Global Outreach Doctors, with whom he was working, said 33-year-old Pete Reed was a former US Marine Corps rifleman who also worked as a paramedic.

The Odesa power cut hit hundreds of thousands of people.

“As of today, almost 500,000 customers have no electricity supply,” said Maksym Marchenko, of the Odesa regional administration.

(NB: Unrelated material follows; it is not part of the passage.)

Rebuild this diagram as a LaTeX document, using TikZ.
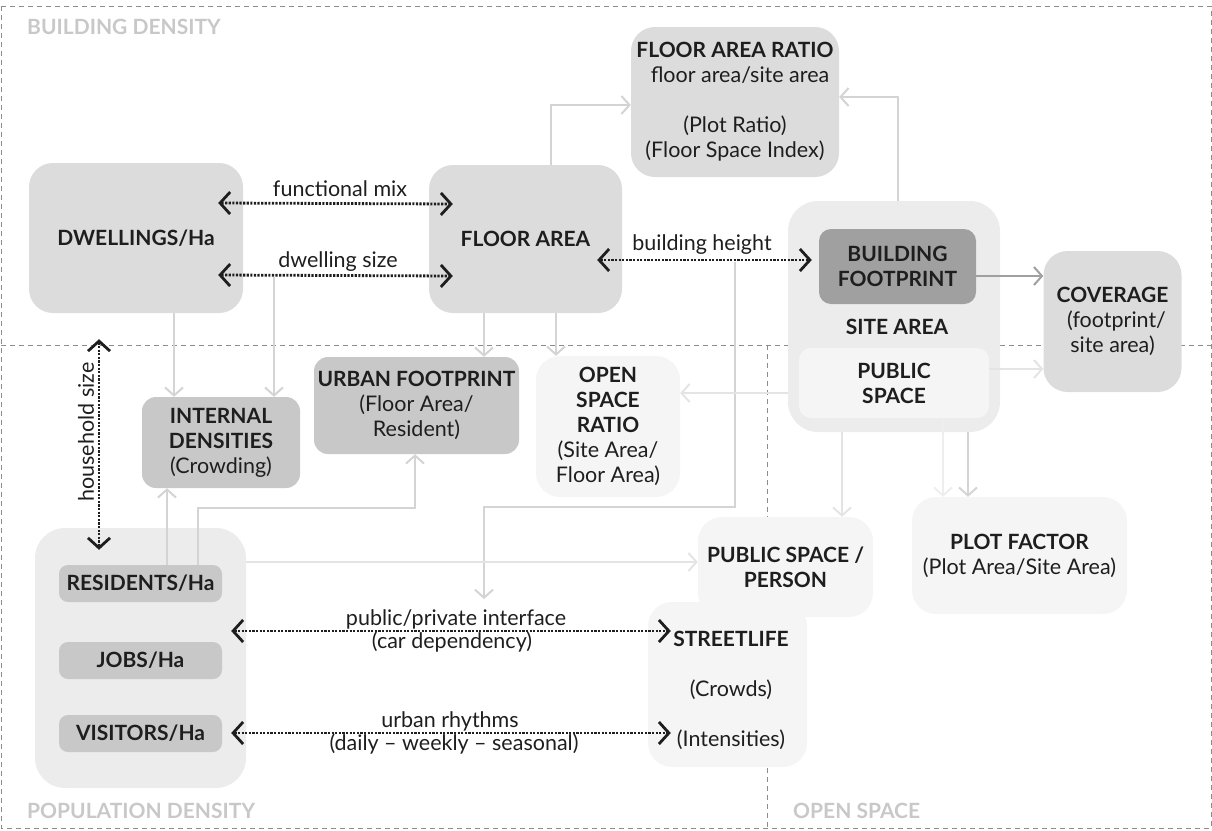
\documentclass[tikz,border=0pt]{standalone}
\usepackage{fontspec}
\setmainfont{Lato}
\usetikzlibrary{arrows.meta,calc}
\definecolor{txt}{HTML}{1E1E1E}
\definecolor{cA}{HTML}{DCDCDC}
\definecolor{cB}{HTML}{C8C8C8}
\definecolor{cC}{HTML}{A0A0A0}
\definecolor{cD}{HTML}{ECECEC}
\definecolor{cE}{HTML}{F5F5F5}
\definecolor{sec}{HTML}{C8C8C8}
\definecolor{frame}{HTML}{8C8C8C}
\definecolor{dark}{HTML}{1E1E1E}
\definecolor{gl}{HTML}{D4D4D4}
\definecolor{gll}{HTML}{E4E4E4}
\definecolor{glll}{HTML}{EEEEEE}
\definecolor{gm}{HTML}{A0A0A0}
\newcommand{\tb}[1]{{\fontsize{21}{25}\selectfont\bfseries #1}}
\begin{document}
\begin{tikzpicture}[x=1pt,y=-1pt,
  bodyfont/.style={font=\fontsize{21.5}{25}\selectfont},
  box/.style={bodyfont,align=center,text=txt,inner sep=0pt,rounded corners=24pt},
  smallbox/.style={box,rounded corners=9pt},
  midbox/.style={box,rounded corners=14pt},
  lbl/.style={bodyfont,text=txt,inner sep=1pt,align=center},
  section/.style={font=\fontsize{21}{24}\selectfont\bfseries,text=sec,inner sep=0pt,anchor=west},
  dashframe/.style={draw=frame,line width=0.9pt,dash pattern=on 5pt off 4pt},
  dd/.style={draw=dark,line width=2.8pt,dash pattern=on 2.2pt off 1.4pt,
     {Straight Barb[length=10pt,width=22pt,line width=2.8pt]}-{Straight Barb[length=10pt,width=22pt,line width=2.8pt]}},
  ga/.style={draw=gl,line width=2pt,-{Straight Barb[length=8pt,width=18pt]}},
  gb/.style={draw=gll,line width=2pt,-{Straight Barb[length=8pt,width=18pt]}},
  gc/.style={draw=glll,line width=2pt,-{Straight Barb[length=8pt,width=18pt]}},
  gd/.style={draw=gm,line width=2pt,-{Straight Barb[length=8pt,width=18pt]}},
]
\useasboundingbox (0,0) rectangle (1212,830);
% frames
\draw[dashframe] (1,6) rectangle (1211,828);
\draw[dashframe] (1,345) -- (1211,345);
\draw[dashframe] (767,345) -- (767,828);
% section labels
\node[section] (secb) at (27,27) {BUILDING DENSITY};
\node[section] (secp) at (27,811) {POPULATION DENSITY};
\node[section] (seco) at (793,811) {OPEN SPACE};

% boxes
\node[box,fill=cA,minimum width=214pt,minimum height=150pt] (dw) at (136,238) {\tb{DWELLINGS/Ha}};
\node[box,fill=cA,minimum width=193pt,minimum height=148pt] (fa) at (525.5,239) {\tb{FLOOR AREA}};
\node[box,fill=cA,minimum width=208pt,minimum height=150pt] (far) at (735,102)
  {\tb{FLOOR AREA RATIO}\\\hspace*{10pt}floor area/site area\\[25pt](Plot Ratio)\\(Floor Space Index)};
\node[box,fill=cD,rounded corners=30pt,minimum width=212pt,minimum height=231pt] (sa) at (894,316.5) {};
\node[midbox,fill=cC,rounded corners=12pt,minimum width=157pt,minimum height=75pt] (bf) at (897.5,266.5) {\tb{BUILDING}\\\tb{FOOTPRINT}};
\node[lbl] (salbl) at (897,327) {\tb{SITE AREA}};
\node[midbox,fill=cE,rounded corners=12pt,minimum width=190pt,minimum height=70pt] (ps) at (894,383) {\tb{PUBLIC}\\\tb{SPACE}};
\node[box,fill=cA,minimum width=138pt,minimum height=141pt] (cov) at (1112.5,321.5) {\tb{COVERAGE}\\\hspace*{8pt}(footprint/\\site area)};
\node[midbox,fill=cB,minimum width=158pt,minimum height=91pt] (id) at (221,442.5) {\tb{INTERNAL}\\\tb{DENSITIES}\\(Crowding)};
\node[midbox,fill=cB,minimum width=205pt,minimum height=97pt] (uf) at (416.5,405.5) {\tb{URBAN FOOTPRINT}\\(Floor Area/\\Resident)};
\node[box,fill=cE,minimum width=144pt,minimum height=141pt] (osr) at (608,426.5) {\tb{OPEN}\\\tb{SPACE}\\\tb{RATIO}\\(Site Area/\\Floor Area)};
\node[box,fill=cD,rounded corners=30pt,minimum width=211pt,minimum height=260pt] (pop) at (140.5,658) {};
\node[smallbox,fill=cB,minimum width=163pt,minimum height=37pt] (res) at (140.5,583.5) {\tb{RESIDENTS/Ha}};
\node[smallbox,fill=cB,minimum width=163pt,minimum height=37pt] (jobs) at (140.5,660.5) {\tb{JOBS/Ha}};
\node[smallbox,fill=cB,minimum width=163pt,minimum height=37pt] (vis) at (140.5,733.5) {\tb{VISITORS/Ha}};
\node[box,fill=cE,minimum width=175pt,minimum height=100pt] (psp) at (785.5,567) {\tb{PUBLIC SPACE /}\\\tb{PERSON}};
\node[box,fill=cE,minimum width=159pt,minimum height=165pt] (sl) at (727.5,684.5) {};
\node[lbl] (sltxt) at (731,690) {\tb{STREETLIFE}\\[25pt](Crowds)\\[25pt](Intensities)};
\node[box,fill=cE,minimum width=215pt,minimum height=117pt] (pf) at (1019.5,555.5) {\tb{PLOT FACTOR}\\(Plot Area/Site Area)};

% dark dotted connectors
\draw[dd] ([shift={(-25pt,35pt)}]dw.east) -- ([shift={(24pt,35pt)}]fa.west);
\node[lbl] (lfm) at (340,189) {functional mix};
\draw[dd] ([shift={(-25pt,-37pt)}]dw.east) -- ([shift={(24pt,-37pt)}]fa.west);
\node[lbl] (lds) at (338,262) {dwelling size};
\draw[dd] ([shift={(-25pt,-21pt)}]fa.east) -- ([shift={(-7pt,6.5pt)}]bf.west);
\node[lbl] (lbh) at (702,245) {building height};
\draw[dd] ([shift={(-37pt,-26pt)}]dw.south) -- ([shift={(-41.5pt,-22pt)}]pop.north);
\node[lbl,rotate=90] (lhs) at (86,432) {household size};
\draw[dd] ([shift={(-15pt,27pt)}]pop.east) -- ([shift={(23pt,53.5pt)}]sl.west);
\node[lbl] (lpp) at (456,619) {public/private interface};
\node[lbl] (lcd) at (452,642) {(car dependency)};
\draw[dd] ([shift={(-15pt,-75pt)}]pop.east) -- ([shift={(23pt,-48.5pt)}]sl.west);
\node[lbl] (lur) at (450,721) {urban rhythms};
\node[lbl] (ldw) at (454,744) {(daily -- weekly -- seasonal)};

% gray connectors
\draw[ga] ([xshift=25.5pt]fa.north) |- ([yshift=-3pt]far.west);
\draw[ga] ([xshift=4pt]sa.north) |- ([yshift=5pt]far.east);
\draw[gd] ([yshift=-9.5pt]bf.east) coordinate (c1) -- (c1 -| cov.west);
\draw[gb] ([yshift=14pt]ps.east) coordinate (c2) -- (c2 -| cov.west);
\draw[ga] ([xshift=38pt]dw.south) coordinate (c3) -- (c3 |- id.north);
\coordinate (dsx) at (274,277);
\draw[ga] (dsx) -- (dsx |- id.north);
\draw[ga] ([xshift=-41.5pt]fa.south) coordinate (c4) -- (c4 |- uf.north);
\draw[ga] ([xshift=30.5pt]fa.south) coordinate (c5) -- (c5 |- osr.north);
\coordinate (bhx) at (735,262);
\coordinate (bhturn) at (484,507);
\coordinate (bhend) at (484,599);
\draw[ga] (bhx) |- (bhturn) -- (bhend);
\draw[ga] ([xshift=26.5pt]res.north) coordinate (c6) -- (c6 |- id.south);
\coordinate (kturn) at (415,508);
\draw[ga] ([xshift=57.5pt]res.north) |- (kturn) -- (kturn |- uf.south);
\draw[gb] ([yshift=96pt]pop.east) coordinate (c7) -- (c7 -| psp.west);
\draw[gb] ([yshift=-76.5pt]sa.west) coordinate (c8) -- (c8 -| osr.east);
\draw[gb] ([xshift=-52pt]sa.south) coordinate (c9) -- (c9 |- psp.north);
\draw[gc] ([xshift=49pt]ps.south) coordinate (c10) -- (c10 |- pf.north);
\draw[ga] ([xshift=74pt]sa.south) coordinate (c11) -- (c11 |- pf.north);
\end{tikzpicture}
\end{document}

Energy Minister Herman Galushchenko said that came to “about a third of consumers” there.

“The situation is complex, the scale of the accident is significant,” Prime Minister Denys Shmygal said on messaging app Telegram.

Ukrenergo, the country’s energy operator, reported an accident at a substation supplying both the city and the region of Odesa.

The power network there had been gradually degraded by repeated Russian bombardment in recent months, it added: “As a result, the reliability of power supply in the region has decreased.”

Fresh embargo

On Sunday, Russia faces a fresh turn of the sanctions screw, with an embargo on ship deliveries of its refined oil products.

The European Union, the Group of Seven industrialised nations and Australia will cap the price of Moscow’s refined oil products.

Already in December, the EU imposed an embargo on Russian crude oil coming into the bloc by sea and — with its G7 partners — imposed a $60-per-barrel cap on Russian crude exports to other parts of the world.

The new embargo and price caps starting Sunday will target Russian refined oil products such as petrol, diesel and heating fuel arriving on ships.

The Kremlin has warned that the measures will destabilise world markets.